Okay, basically I had completed my 11 pairs by February. By New Year's Eve I had 35. Thirty-five. A good number of them still have yet to have any takers. In hindsight, I may have massively underestimated the whole "tropical climate" thing.
So I had to hit the brakes on glove-knitting for the time being. But no way am I taking a break from knitting period. So I asked myself, "What can I knit all year round, regardless of climate, that I can still derive twee amusement from?"
Enter two square meters of fiberfill.
Here we have but a snapshot of some of the Ravelry toy patterns I'd been meaning to try, not necessarily right away. To make things more interesting, I decided to give myself the self-imposed goal of knitting 12 toys in 2012. Because I'm a stickler for continuity that way.

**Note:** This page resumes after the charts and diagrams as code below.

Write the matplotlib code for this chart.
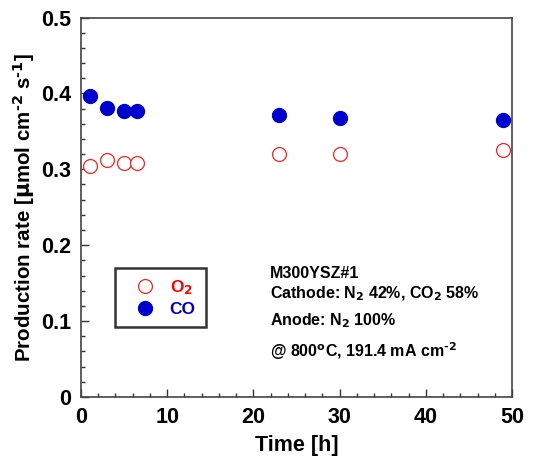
import matplotlib
matplotlib.use("Agg")
import matplotlib.pyplot as plt
from matplotlib.ticker import MultipleLocator
from matplotlib.lines import Line2D

plt.rcParams['font.family'] = ['Liberation Sans', 'DejaVu Sans']
plt.rcParams['font.weight'] = 'bold'
plt.rcParams['mathtext.default'] = 'regular'
plt.rcParams['axes.unicode_minus'] = False

time_o2 = [1, 3, 5, 6.5, 23, 30, 49]
o2_rate = [0.304, 0.312, 0.308, 0.308, 0.320, 0.320, 0.325]
time_co = [1, 3, 5, 6.5, 23, 30, 49]
co_rate = [0.397, 0.381, 0.377, 0.377, 0.371, 0.367, 0.365]

fig = plt.figure(figsize=(5.39, 4.63), dpi=100)
ax = fig.add_axes([81/539, 1 - 397/463, (512-81)/539, (397-17.5)/463])

ax.plot(time_o2, o2_rate, 'o', ms=10, mfc='white', mec='#ff2020', mew=0.9, ls='none', zorder=3)
ax.plot(time_co, co_rate, 'o', ms=10, mfc='#0000cc', mec='#0000cc', ls='none', zorder=3)

ax.set_xlim(0, 50)
ax.set_ylim(0, 0.5)
ax.xaxis.set_major_locator(MultipleLocator(10))
ax.xaxis.set_minor_locator(MultipleLocator(2))
ax.yaxis.set_major_locator(MultipleLocator(0.1))
ax.yaxis.set_minor_locator(MultipleLocator(0.02))
ax.tick_params(which='both', direction='in', top=False, right=False, width=1, color='#333333')
ax.tick_params(which='major', length=6, labelsize=15.5, pad=7)
ax.tick_params(which='minor', length=3)
ax.set_yticks([0, 0.1, 0.2, 0.3, 0.4, 0.5])
ax.set_yticklabels(['0', '0.1', '0.2', '0.3', '0.4', '0.5'])
for lab in ax.get_xticklabels() + ax.get_yticklabels():
    lab.set_fontweight('bold')
for s in ax.spines.values():
    s.set_color('#444444')
    s.set_linewidth(1.2)

ax.set_xlabel('Time [h]', fontsize=15.5, fontweight='bold', labelpad=5)
ax.set_ylabel(r'Production rate [$\mathbf{\mu}$mol cm$^{\text{-2}}$ s$^{\text{-1}}$]',
              fontsize=14.8, fontweight='bold', labelpad=3)

# Legend
handles = [Line2D([], [], marker='o', ls='none', ms=10, mfc='white', mec='#ff2020', mew=0.9),
           Line2D([], [], marker='o', ls='none', ms=10, mfc='#0000cc', mec='#0000cc')]
leg = ax.legend(handles, [r'O$_\mathbf{2}$', 'CO'], loc='upper left',
                bbox_to_anchor=((115-81)/431, (397-268)/379.5), fontsize=12.5,
                frameon=True, fancybox=False, edgecolor='black', handletextpad=0.35,
                borderpad=0.6, labelspacing=0.25, borderaxespad=0, handlelength=2.2)
leg.get_frame().set_linewidth(1.8)
leg.get_texts()[0].set_color('#ff0000')
leg.get_texts()[1].set_color('#0000cc')
for t in leg.get_texts():
    t.set_fontweight('bold')

kw = dict(transform=ax.transData, fontsize=11.5, fontweight='bold', va='baseline', ha='left')
ax.text(21.95, 0.157, 'M300YSZ#1', **kw)
ax.text(21.95, 0.130, r'Cathode: N$_\mathbf{2}$ 42%, CO$_\mathbf{2}$ 58%', **kw)
ax.text(21.95, 0.095, r'Anode: N$_\mathbf{2}$ 100%', **kw)
ax.text(21.95, 0.053, r'@ 800$^\mathbf{o}$C, 191.4 mA cm$^{\text{-2}}$', **kw)

fig.savefig('out.png', dpi=100)
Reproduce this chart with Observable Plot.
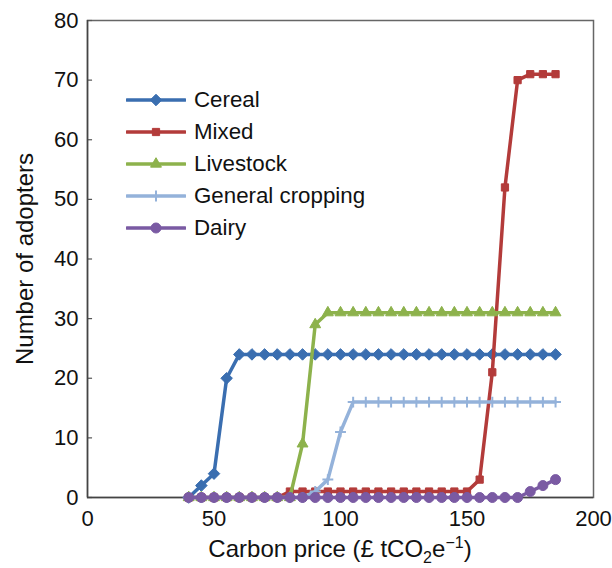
<!DOCTYPE html>
<html><head><meta charset="utf-8">
<script src="https://cdn.jsdelivr.net/npm/d3@7"></script>
<script src="https://cdn.jsdelivr.net/npm/@observablehq/plot@0.6"></script>
<style>
body{margin:0;background:#fff;font-family:"Liberation Sans",Arial,sans-serif;}
#wrap{position:relative;width:612px;height:568px;}
#xtitle{position:absolute;left:87px;width:506px;top:535px;text-align:center;font-size:24px;color:#111;}
#xtitle sub,#xtitle sup{font-size:16px;line-height:0;}
#legend{position:absolute;left:126px;top:84px;}
.row{display:flex;align-items:center;height:32px;font-size:22.3px;color:#111;}
.row svg{margin-right:8px;}
</style></head><body><div id="wrap"></div>
<script>
const price = [40,45,50,55,60,65,70,75,80,85,90,95,100,105,110,115,120,125,130,135,140,145,150,155,160,165,170,175,180,185];
const cereal = [0,2,4,20,24,24,24,24,24,24,24,24,24,24,24,24,24,24,24,24,24,24,24,24,24,24,24,24,24,24];
const mixed = [0,0,0,0,0,0,0,0,1,1,1,1,1,1,1,1,1,1,1,1,1,1,1,3,21,52,70,71,71,71];
const livestock = [0,0,0,0,0,0,0,0,0,9,29,31,31,31,31,31,31,31,31,31,31,31,31,31,31,31,31,31,31,31];
const generalCropping = [0,0,0,0,0,0,0,0,0,0,1,3,11,16,16,16,16,16,16,16,16,16,16,16,16,16,16,16,16,16];
const dairy = [0,0,0,0,0,0,0,0,0,0,0,0,0,0,0,0,0,0,0,0,0,0,0,0,0,0,0,1,2,3];
const seriesNames = ["Cereal","Mixed","Livestock","General cropping","Dairy"];
const seriesValues = [cereal, mixed, livestock, generalCropping, dairy];
const colors = ["#3a6eb0","#b33b3a","#8db24c","#94b2da","#7a5aa3"];
const symbols = ["diamond2","square2","triangle2","plus","circle"];
const sizes = [5.2,4.6,5.2,3.6,5];
const xTicks = [0,50,100,150,200];
const yTicks = [0,10,20,30,40,50,60,70,80];

const marks = [];
seriesNames.forEach((name,i)=>{
  const rows = price.map((p,j)=>({price:p, n:seriesValues[i][j]}));
  marks.push(Plot.line(rows,{x:"price",y:"n",stroke:colors[i],strokeWidth:3.5}));
  marks.push(Plot.dot(rows,{x:"price",y:"n",symbol:symbols[i],r:sizes[i],fill:symbols[i]==="plus"?"none":colors[i],stroke:colors[i],strokeWidth:symbols[i]==="plus"?2:1}));
});

const chart = Plot.plot({
  width:612, height:568,
  marginLeft:87, marginRight:19, marginTop:20, marginBottom:71,
  style:{fontFamily:'"Liberation Sans",Arial,sans-serif', fontSize:"22px", color:"#111", background:"#fff"},
  x:{domain:[0,200]},
  y:{domain:[0,80]},
  marks:[
    Plot.frame({stroke:"#666",strokeWidth:1.5}),
    Plot.ruleY(yTicks,{x1:0,x2:2,stroke:"#555",strokeWidth:1.2}),
    Plot.axisX({ticks:xTicks,tickSize:0,tickPadding:13,label:null,fill:"#111"}),
    Plot.axisY({ticks:yTicks,tickSize:0,tickPadding:9,label:null,fill:"#111"}),
    Plot.axisY({ticks:[],tickSize:0,label:"Number of adopters",labelAnchor:"center",labelArrow:"none",labelOffset:72,fill:"#111",fontSize:"24px"}),
    Plot.ruleX([0],{stroke:"#444",strokeWidth:1.5}),
    Plot.ruleY([0],{stroke:"#444",strokeWidth:1.5}),
    ...marks
  ]
});
const wrap = document.getElementById("wrap");
wrap.appendChild(chart);

const xt = document.createElement("div");
xt.id = "xtitle";
xt.innerHTML = "Carbon price (£ tCO<sub>2</sub>e<sup>−1</sup>)";
wrap.appendChild(xt);

const leg = document.createElement("div");
leg.id = "legend";
seriesNames.forEach((name,i)=>{
  const row = document.createElement("div");
  row.className = "row";
  const s = d3.create("svg").attr("width",60).attr("height",16);
  s.append("line").attr("x1",1).attr("x2",59).attr("y1",8).attr("y2",8).attr("stroke",colors[i]).attr("stroke-width",3.5).attr("stroke-linecap","round");
  const symMap = {diamond2:d3.symbolDiamond2,square2:d3.symbolSquare2,triangle2:d3.symbolTriangle2,plus:d3.symbolPlus,circle:d3.symbolCircle};
  s.append("path").attr("transform","translate(30,8)")
    .attr("d",d3.symbol(symMap[symbols[i]], Math.PI*sizes[i]*sizes[i])())
    .attr("fill",symbols[i]==="plus"?"none":colors[i]).attr("stroke",colors[i]).attr("stroke-width",symbols[i]==="plus"?2:1);
  row.appendChild(s.node());
  const t = document.createElement("span");
  t.textContent = name;
  row.appendChild(t);
  leg.appendChild(row);
});
wrap.appendChild(leg);
</script></body></html>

Of course, since I rarely ever knit anything bigger than a hat, it's not like I'm aiming for the moon or anything. (Plus I generally work better with double-points than with circular needles, which hate me for some reason.)
Since December is also "Spend The Holidays With The Relatives" Season, I have inadvertently discovered that handknit dolls are a fast and dirty way to distract young nieces and nephews while also eliciting the oohs and ahhs of older aunts and uncles. Already I have given two away and volunteered to knit two particularly outlandish family requests, namely something in bright colors and a flying pig.
Hopefully toys will be a bit easier to give away to random people. Which reminds me: Anybody know an upcoming anime/steampunk convention where I can give away 46 pairs of fingerless gloves?